>> Begin
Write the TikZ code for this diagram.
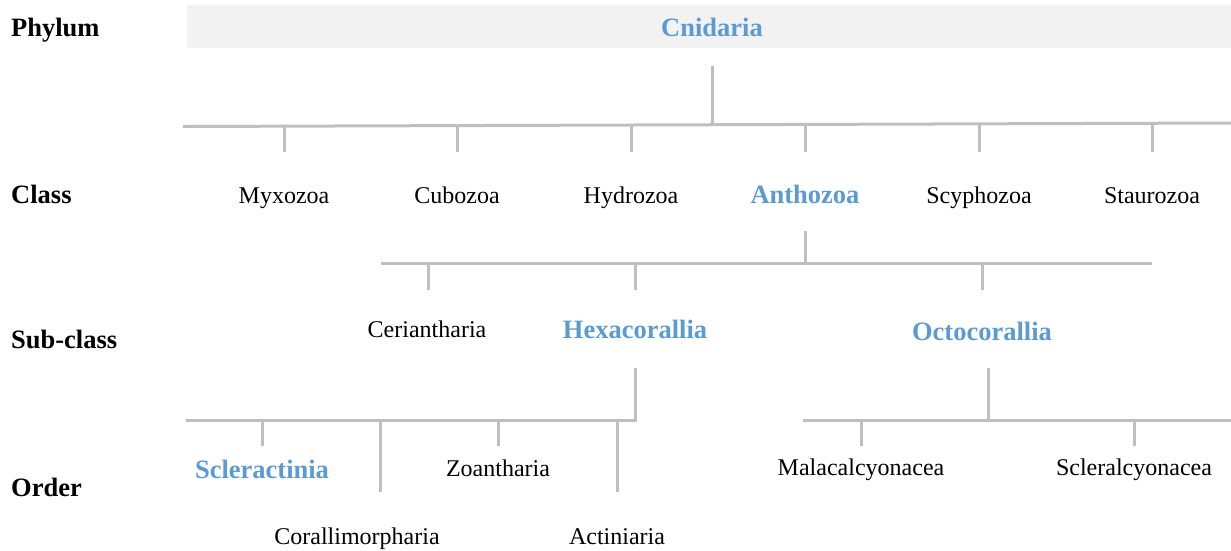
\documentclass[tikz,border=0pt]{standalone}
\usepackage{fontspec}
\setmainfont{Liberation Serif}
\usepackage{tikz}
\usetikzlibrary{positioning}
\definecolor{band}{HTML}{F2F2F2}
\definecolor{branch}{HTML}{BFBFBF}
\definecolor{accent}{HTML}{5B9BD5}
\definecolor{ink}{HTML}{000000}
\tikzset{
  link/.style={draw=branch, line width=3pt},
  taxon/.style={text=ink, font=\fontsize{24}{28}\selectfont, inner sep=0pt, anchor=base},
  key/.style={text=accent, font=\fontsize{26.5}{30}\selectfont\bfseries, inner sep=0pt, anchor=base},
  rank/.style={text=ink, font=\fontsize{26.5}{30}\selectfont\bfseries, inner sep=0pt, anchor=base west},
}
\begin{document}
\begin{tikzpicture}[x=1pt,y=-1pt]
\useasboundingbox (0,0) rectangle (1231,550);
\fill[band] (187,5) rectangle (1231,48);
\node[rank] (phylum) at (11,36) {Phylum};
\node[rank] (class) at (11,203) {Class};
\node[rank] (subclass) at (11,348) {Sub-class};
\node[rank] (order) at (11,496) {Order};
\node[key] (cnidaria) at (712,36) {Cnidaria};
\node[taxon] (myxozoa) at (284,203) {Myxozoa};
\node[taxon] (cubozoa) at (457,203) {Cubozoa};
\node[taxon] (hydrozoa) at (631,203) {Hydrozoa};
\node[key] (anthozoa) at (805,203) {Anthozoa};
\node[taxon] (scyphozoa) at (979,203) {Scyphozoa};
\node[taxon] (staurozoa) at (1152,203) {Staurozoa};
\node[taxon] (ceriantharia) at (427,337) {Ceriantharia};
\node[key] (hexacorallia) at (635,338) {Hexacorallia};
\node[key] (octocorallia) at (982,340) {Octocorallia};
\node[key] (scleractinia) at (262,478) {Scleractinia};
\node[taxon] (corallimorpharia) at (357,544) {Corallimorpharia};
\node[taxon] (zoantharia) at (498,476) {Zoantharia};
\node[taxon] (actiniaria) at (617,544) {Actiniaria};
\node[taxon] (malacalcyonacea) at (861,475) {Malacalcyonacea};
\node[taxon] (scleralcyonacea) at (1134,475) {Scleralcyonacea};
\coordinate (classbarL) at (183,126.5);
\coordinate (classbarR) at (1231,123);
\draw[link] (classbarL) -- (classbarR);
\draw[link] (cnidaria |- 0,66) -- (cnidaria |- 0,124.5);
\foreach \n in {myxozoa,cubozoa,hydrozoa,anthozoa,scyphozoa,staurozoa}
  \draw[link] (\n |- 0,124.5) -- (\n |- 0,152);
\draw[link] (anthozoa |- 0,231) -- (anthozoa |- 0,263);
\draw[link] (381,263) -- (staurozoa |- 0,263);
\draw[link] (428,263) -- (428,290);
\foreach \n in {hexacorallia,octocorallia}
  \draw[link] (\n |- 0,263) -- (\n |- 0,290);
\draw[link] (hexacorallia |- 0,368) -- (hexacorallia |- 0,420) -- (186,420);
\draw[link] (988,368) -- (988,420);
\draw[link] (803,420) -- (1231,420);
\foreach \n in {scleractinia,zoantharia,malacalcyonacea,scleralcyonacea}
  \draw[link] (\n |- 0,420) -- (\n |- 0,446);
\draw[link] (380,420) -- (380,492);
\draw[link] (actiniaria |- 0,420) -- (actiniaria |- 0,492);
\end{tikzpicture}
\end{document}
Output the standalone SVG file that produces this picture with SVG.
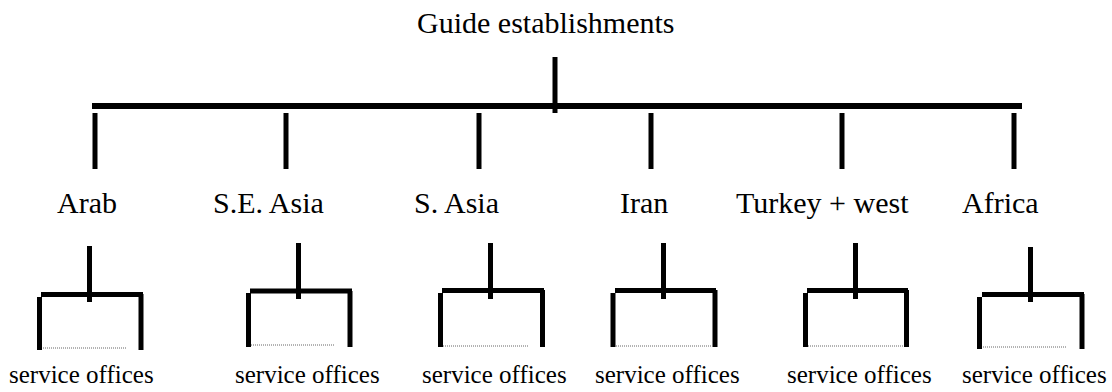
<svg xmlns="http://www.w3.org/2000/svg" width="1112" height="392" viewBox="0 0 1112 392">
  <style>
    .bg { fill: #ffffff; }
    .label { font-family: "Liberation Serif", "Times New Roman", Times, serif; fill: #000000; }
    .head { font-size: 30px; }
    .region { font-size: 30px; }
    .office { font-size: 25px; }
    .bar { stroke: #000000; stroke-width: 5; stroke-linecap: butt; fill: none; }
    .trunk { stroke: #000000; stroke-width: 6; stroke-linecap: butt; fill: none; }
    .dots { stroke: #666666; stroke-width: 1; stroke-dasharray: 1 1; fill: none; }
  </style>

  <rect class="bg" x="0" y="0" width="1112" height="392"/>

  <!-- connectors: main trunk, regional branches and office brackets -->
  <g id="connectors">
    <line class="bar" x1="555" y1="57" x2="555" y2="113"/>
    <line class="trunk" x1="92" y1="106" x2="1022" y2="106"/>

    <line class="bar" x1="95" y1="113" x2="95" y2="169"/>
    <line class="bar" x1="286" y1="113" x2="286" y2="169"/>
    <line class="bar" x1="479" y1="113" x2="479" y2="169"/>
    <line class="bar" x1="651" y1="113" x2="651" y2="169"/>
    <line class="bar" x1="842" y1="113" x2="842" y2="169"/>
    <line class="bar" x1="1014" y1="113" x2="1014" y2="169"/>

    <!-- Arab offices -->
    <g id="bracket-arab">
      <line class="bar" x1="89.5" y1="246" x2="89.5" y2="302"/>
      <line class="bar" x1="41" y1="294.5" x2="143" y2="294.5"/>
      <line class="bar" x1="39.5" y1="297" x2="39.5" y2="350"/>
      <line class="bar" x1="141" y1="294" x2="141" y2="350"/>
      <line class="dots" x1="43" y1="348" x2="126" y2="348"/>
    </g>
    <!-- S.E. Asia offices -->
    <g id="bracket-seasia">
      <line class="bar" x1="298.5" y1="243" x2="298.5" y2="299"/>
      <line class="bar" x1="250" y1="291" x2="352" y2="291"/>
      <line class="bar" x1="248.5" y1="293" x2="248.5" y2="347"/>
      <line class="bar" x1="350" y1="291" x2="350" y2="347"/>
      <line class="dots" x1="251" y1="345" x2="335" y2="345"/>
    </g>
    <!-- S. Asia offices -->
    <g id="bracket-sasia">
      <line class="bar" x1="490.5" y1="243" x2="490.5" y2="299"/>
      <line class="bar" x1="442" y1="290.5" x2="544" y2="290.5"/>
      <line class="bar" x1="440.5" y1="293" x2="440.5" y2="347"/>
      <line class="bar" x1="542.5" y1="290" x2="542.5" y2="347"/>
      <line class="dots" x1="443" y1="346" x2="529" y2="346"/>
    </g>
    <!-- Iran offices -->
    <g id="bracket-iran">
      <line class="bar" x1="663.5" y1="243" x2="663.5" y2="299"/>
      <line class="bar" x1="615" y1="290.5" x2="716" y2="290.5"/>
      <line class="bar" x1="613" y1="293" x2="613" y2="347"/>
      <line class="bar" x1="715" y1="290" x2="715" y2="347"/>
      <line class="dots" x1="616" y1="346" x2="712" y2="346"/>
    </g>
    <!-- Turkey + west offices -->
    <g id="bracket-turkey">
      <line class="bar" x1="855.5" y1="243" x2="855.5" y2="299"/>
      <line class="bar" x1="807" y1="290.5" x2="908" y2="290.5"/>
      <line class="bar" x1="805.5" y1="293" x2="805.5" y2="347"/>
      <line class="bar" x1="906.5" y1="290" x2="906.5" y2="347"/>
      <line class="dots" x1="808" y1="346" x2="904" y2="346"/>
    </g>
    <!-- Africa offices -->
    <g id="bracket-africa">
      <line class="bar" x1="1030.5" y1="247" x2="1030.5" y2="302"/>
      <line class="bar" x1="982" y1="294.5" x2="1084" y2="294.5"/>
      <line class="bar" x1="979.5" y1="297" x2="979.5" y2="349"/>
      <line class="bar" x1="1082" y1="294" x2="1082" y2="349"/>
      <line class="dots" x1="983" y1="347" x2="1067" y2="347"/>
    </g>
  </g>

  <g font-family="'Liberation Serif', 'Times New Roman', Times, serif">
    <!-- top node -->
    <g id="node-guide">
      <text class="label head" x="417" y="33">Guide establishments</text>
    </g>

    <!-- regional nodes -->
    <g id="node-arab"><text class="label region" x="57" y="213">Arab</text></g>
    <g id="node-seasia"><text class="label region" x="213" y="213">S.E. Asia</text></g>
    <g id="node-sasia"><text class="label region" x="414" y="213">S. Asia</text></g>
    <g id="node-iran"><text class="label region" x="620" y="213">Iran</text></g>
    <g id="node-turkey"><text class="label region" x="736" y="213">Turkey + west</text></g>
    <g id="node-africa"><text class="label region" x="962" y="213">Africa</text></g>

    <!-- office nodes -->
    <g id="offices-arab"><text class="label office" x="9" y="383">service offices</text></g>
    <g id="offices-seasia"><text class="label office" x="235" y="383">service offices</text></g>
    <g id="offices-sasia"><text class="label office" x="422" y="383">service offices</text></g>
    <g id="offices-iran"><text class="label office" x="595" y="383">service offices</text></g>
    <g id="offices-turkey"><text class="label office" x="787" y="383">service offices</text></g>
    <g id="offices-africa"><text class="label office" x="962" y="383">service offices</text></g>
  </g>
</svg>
>> End
** BRIEF **
From the data above, pick out each line containing "this" and copy it.

** TASK OUTPUT **
Write the TikZ code for this diagram.
Output the standalone SVG file that produces this picture with SVG.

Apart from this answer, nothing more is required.